“Alice did not like the tone of this remark and thought it would be well to introduce some other subject of conversation.”

Then the Cook began throwing things about, and the Duchess, to quiet the howling Baby, sang the following beautiful lullaby, which she emphasized by a violent shake at the end of every line. Considering Lewis Carroll’s rather strong feeling on the boy question, they were most appropriate lines, indeed.
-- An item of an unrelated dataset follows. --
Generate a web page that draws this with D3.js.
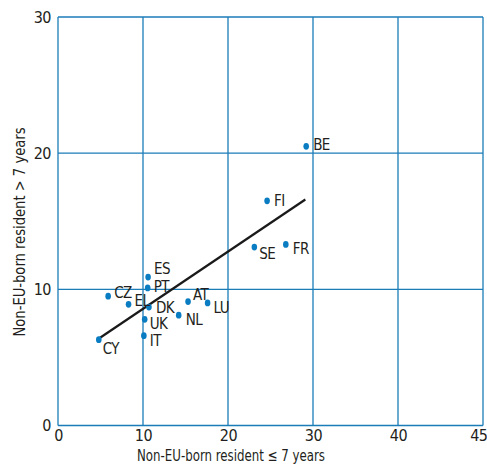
<!DOCTYPE html>
<html><head><meta charset="utf-8">
<script src="https://cdn.jsdelivr.net/npm/d3@7"></script>
<style>
body{margin:0;background:#fff;}
text{font-family:"DejaVu Sans Condensed","Liberation Sans Narrow",sans-serif;fill:#231f20;}
</style></head><body>
<svg id="c" width="487" height="466"></svg>
<script>
const countries = ["BE","FI","SE","FR","ES","PT","CZ","EL","DK","AT","LU","NL","UK","IT","CY"];
const shortStay = [29.2,24.6,23.1,26.8,10.6,10.55,5.9,8.3,10.7,15.3,17.6,14.2,10.2,10.1,4.8];
const longStay  = [20.5,16.5,13.1,13.3,10.9,10.1,9.5,8.9,8.7,9.1,9.0,8.1,7.8,6.6,6.3];
const trendX = [4.6, 29.1];
const trendY = [6.3, 16.6];
const xTicks = [0,10,20,30,40,50];
const xTickLabels = ["0","10","20","30","40","45"];
const yTicks = [0,10,20,30];
const xTitle = "Non-EU-born resident \u2264 7 years";
const yTitle = "Non-EU-born resident > 7 years";
const labelOffsets = {BE:[7,4],FI:[7,5],SE:[5,12],FR:[7,10],ES:[6,-3],PT:[6,4],CZ:[6,2],EL:[6,2],DK:[7,6],AT:[5,-2],LU:[6,10],NL:[7,10],UK:[5,10],IT:[6,10],CY:[4,14]};

const svg = d3.select("#c");
const x = d3.scaleLinear().domain([0,50]).range([58,483]);
const y = d3.scaleLinear().domain([0,30]).range([425.5,17]);
const blue = "#1b7db8";

const g = svg.append("g");
g.selectAll("line.vx").data(xTicks).join("line")
  .attr("x1",d=>x(d)).attr("x2",d=>x(d)).attr("y1",y(0)).attr("y2",y(30))
  .attr("stroke",blue).attr("stroke-width",1.3);
g.selectAll("line.hy").data(yTicks).join("line")
  .attr("y1",d=>y(d)).attr("y2",d=>y(d)).attr("x1",x(0)).attr("x2",x(50))
  .attr("stroke",blue).attr("stroke-width",1.3);

const xAxis = d3.axisBottom(x).tickValues(xTicks).tickSize(0).tickPadding(4)
  .tickFormat((d,i)=>xTickLabels[i]);
const gx = svg.append("g").attr("transform",`translate(0,${y(0)})`).call(xAxis);
gx.select(".domain").remove();
gx.selectAll("text").style("font-size","16px").style("letter-spacing","-0.5px").attr("fill","#231f20")
  .attr("text-anchor",(d,i)=>i===xTicks.length-1?"end":"middle")
  .attr("dx",(d,i)=>i===xTicks.length-1?"4":"0");

const yAxis = d3.axisLeft(y).tickValues(yTicks).tickSize(0).tickPadding(7);
const gy = svg.append("g").attr("transform",`translate(${x(0)},0)`).call(yAxis);
gy.select(".domain").remove();
gy.selectAll("text").style("font-size","16px").style("letter-spacing","-0.5px").attr("fill","#231f20");

svg.append("text").attr("x",231).attr("y",461).attr("text-anchor","middle")
  .attr("textLength",188).attr("lengthAdjust","spacingAndGlyphs")
  .style("font-size","16px").text(xTitle);
svg.append("text").attr("transform",`translate(25,232) rotate(-90)`)
  .attr("text-anchor","middle").attr("textLength",209).attr("lengthAdjust","spacingAndGlyphs")
  .style("font-size","16px").text(yTitle);

svg.append("line")
  .attr("x1",x(trendX[0])).attr("y1",y(trendY[0]))
  .attr("x2",x(trendX[1])).attr("y2",y(trendY[1]))
  .attr("stroke","#1a1a1a").attr("stroke-width",2.2);

const pts = countries.map((c,i)=>({c,x:shortStay[i],y:longStay[i]}));
svg.selectAll("ellipse.pt").data(pts).join("ellipse")
  .attr("cx",d=>x(d.x)).attr("cy",d=>y(d.y)).attr("rx",2.8).attr("ry",3.4)
  .attr("fill","#0a7dc2");
svg.selectAll("text.lbl").data(pts).join("text")
  .attr("x",d=>x(d.x)+labelOffsets[d.c][0]).attr("y",d=>y(d.y)+labelOffsets[d.c][1])
  .style("font-size","15px").style("letter-spacing","-0.6px").text(d=>d.c);
</script></body></html>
Speak roughly to your little boy,
And beat him when he sneezes;
He only does it to annoy,
Because he know it teases.
Chorus.
(In which the Cook and the Baby joined.)
Wow! wow! wow!
I speak severely to my boy,
I beat him when he sneezes,
For he can thoroughly enjoy
The pepper when he pleases!
Chorus.
Wow! wow! wow!

Imagine the quiet “don” beating time to this beautiful measure, his blue eyes gleaming with fun, his expressive voice shaded to just the right tones to give color to the chorus, while the little girls chimed in at the proper moment. It was no trouble for him to make rhymes, being endowed with this wonderful gift of nonsense, and in conversation he was equally clever. He gave the Duchess quite the air of a learned lady, even though she did not know that mustard was a vegetable. When Alice suggested that it was a mineral, she was quite ready to agree. “‘There’s a large mustard mine near here,’ she observed, ‘and the moral of that is’ [the Duchess had a moral for everything], ‘The more there is of mine—the less there is of yours.’ ‘Oh, I know!’ exclaimed Alice, who had not attended to this last remark, ‘it’s a vegetable. It doesn’t look like one but it is.’
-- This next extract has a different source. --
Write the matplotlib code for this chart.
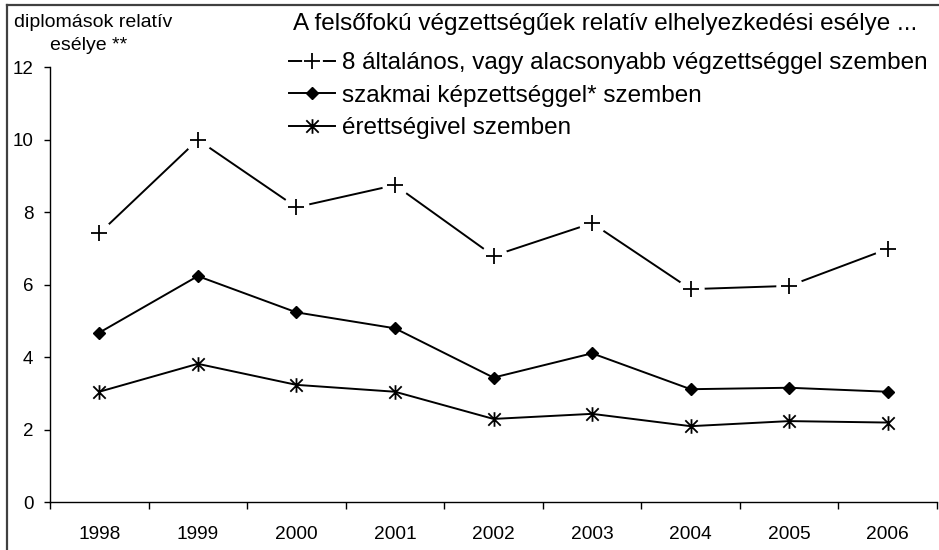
import matplotlib
matplotlib.use("Agg")
import matplotlib.pyplot as plt
from matplotlib.lines import Line2D
from matplotlib.path import Path
import numpy as np

plt.rcParams['font.family'] = ['Liberation Sans', 'DejaVu Sans']

years = ['1998', '1999', '2000', '2001', '2002', '2003', '2004', '2005', '2006']
vs_elementary = [7.42, 10.0, 8.14, 8.75, 6.80, 7.70, 5.88, 5.97, 6.99]
vs_vocational = [4.68, 6.24, 5.24, 4.80, 3.44, 4.11, 3.12, 3.16, 3.05]
vs_maturity = [3.05, 3.82, 3.24, 3.05, 2.30, 2.44, 2.10, 2.24, 2.20]

label_elem = '8 általános, vagy alacsonyabb végzettséggel szemben'
label_voc = 'szakmai képzettséggel* szemben'
label_mat = 'érettségivel szemben'
legend_title = 'A felsőfokú végzettségűek relatív elhelyezkedési esélye ...'
ylabel_line1 = 'diplomások relatív'
ylabel_line2 = 'esélye **'
yticks = [0, 2, 4, 6, 8, 10, 12]

W, H = 939, 550
fig = plt.figure(figsize=(W / 100, H / 100), dpi=100)

def fx(px):
    return px / W

def fy(py):
    return 1 - py / H

ax_left, ax_right, ax_top, ax_bottom = 50, 937, 67.3, 502.3
ax = fig.add_axes([fx(ax_left), fy(ax_bottom), fx(ax_right - ax_left), (ax_bottom - ax_top) / H])

x = np.arange(len(years))

# asterisk marker (X + vertical bar)
star = Path([(0, -1), (0, 1), (-0.85, -0.85), (0.85, 0.85), (-0.85, 0.85), (0.85, -0.85)],
            [Path.MOVETO, Path.LINETO, Path.MOVETO, Path.LINETO, Path.MOVETO, Path.LINETO])

lw = 1.4
l1, = ax.plot(x, vs_elementary, color='black', lw=lw, zorder=2)
g1, = ax.plot(x, vs_elementary, ls='none', marker='o', ms=19, mfc='white', mec='white', mew=0, zorder=3)
m1, = ax.plot(x, vs_elementary, ls='none', marker='+', ms=12, mew=1.3, color='black', zorder=4)

l2, = ax.plot(x, vs_vocational, color='black', lw=lw, marker='D', ms=6.3, mfc='black', mec='black', mew=1, zorder=4)
l3, = ax.plot(x, vs_maturity, color='black', lw=lw, marker=star, ms=10.5, mew=1.3, mfc='none', mec='black', zorder=4)

# legend proxies for the "+" series (smaller gaps in legend)
p_line = Line2D([], [], color='black', lw=lw)
p_gap = Line2D([], [], ls='none', marker='o', ms=15, mfc='white', mec='white', mew=0)
p_mark = Line2D([], [], ls='none', marker='+', ms=11, mew=1.3, color='black')

ax.set_xlim(-0.5, len(years) - 0.5)
ax.set_ylim(0, 12)
ax.set_yticks(yticks)
ax.set_yticklabels([str(v) for v in yticks], fontsize=13.5)
ax.tick_params(axis='y', direction='out', length=4, width=1, pad=8, color='black')

ax.set_xticks(np.arange(-0.5, len(years), 1.0))
ax.set_xticklabels([])
ax.set_xticks(x, minor=True)
ax.set_xticklabels(years, minor=True, fontsize=13.8)
ax.tick_params(axis='x', which='major', direction='out', length=5, width=1, color='black')
ax.tick_params(axis='x', which='minor', length=0, pad=17)

for s in ['top', 'right']:
    ax.spines[s].set_visible(False)
for s in ['left', 'bottom']:
    ax.spines[s].set_linewidth(1)
    ax.spines[s].set_color('black')

# outer frame (top and left)
fig.add_artist(Line2D([fx(7), fx(W)], [fy(5), fy(5)], color='#404040', lw=1.6, transform=fig.transFigure))
fig.add_artist(Line2D([fx(7), fx(7)], [fy(5), fy(H)], color='#404040', lw=1.6, transform=fig.transFigure))

# y label (two lines)
fig.text(fx(14), fy(27), ylabel_line1, ha='left', va='baseline', fontsize=14)
fig.text(fx(50), fy(50), ylabel_line2, ha='left', va='baseline', fontsize=14)

# legend title
fig.text(fx(293), fy(30), legend_title, ha='left', va='baseline', fontsize=17.5)

leg = fig.legend([(p_line, p_gap, p_mark), l2, l3], [label_elem, label_voc, label_mat],
                 loc='upper left', bbox_to_anchor=(fx(289), fy(52)), frameon=False,
                 fontsize=17.5, handlelength=1.9, handletextpad=0.3, labelspacing=0.44,
                 borderpad=0, borderaxespad=0)

fig.savefig('out.png', dpi=100)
“‘I quite agree with you,’ said the Duchess, ‘and the moral of that is, “Be what you would seem to be,” or if you’d like to put it more simply, “Never imagine yourself not to be otherwise than what it might appear to others that what you were or might have been was not otherwise than what you had been would have appeared to them to be otherwise.”’

“‘I think I should understand that better,’ said Alice, very politely, ‘if I had it written down, but I can’t quite follow it as you say it.’

“‘That’s nothing to what I could say if I chose,’” the Duchess replied in a pleasant tone.

Alice’s talk with the Cheshire Cat, which had the remarkable power of appearing and vanishing in portions, the table gossip at the Mad Tea Party, to which she was an uninvited guest, are too well-known to quote. Many a time the Mad Tea Party has been the theme of some nursery play or school entertainment. The Mad Hatter and the March Hare were certainly the maddest things that ever were. When the Hatter complained of his watch being two days wrong, he turned angrily to the March Hare, saying:

“‘I told you butter wouldn’t suit the works.’

“‘It was the best butter,’ the March Hare meekly replied.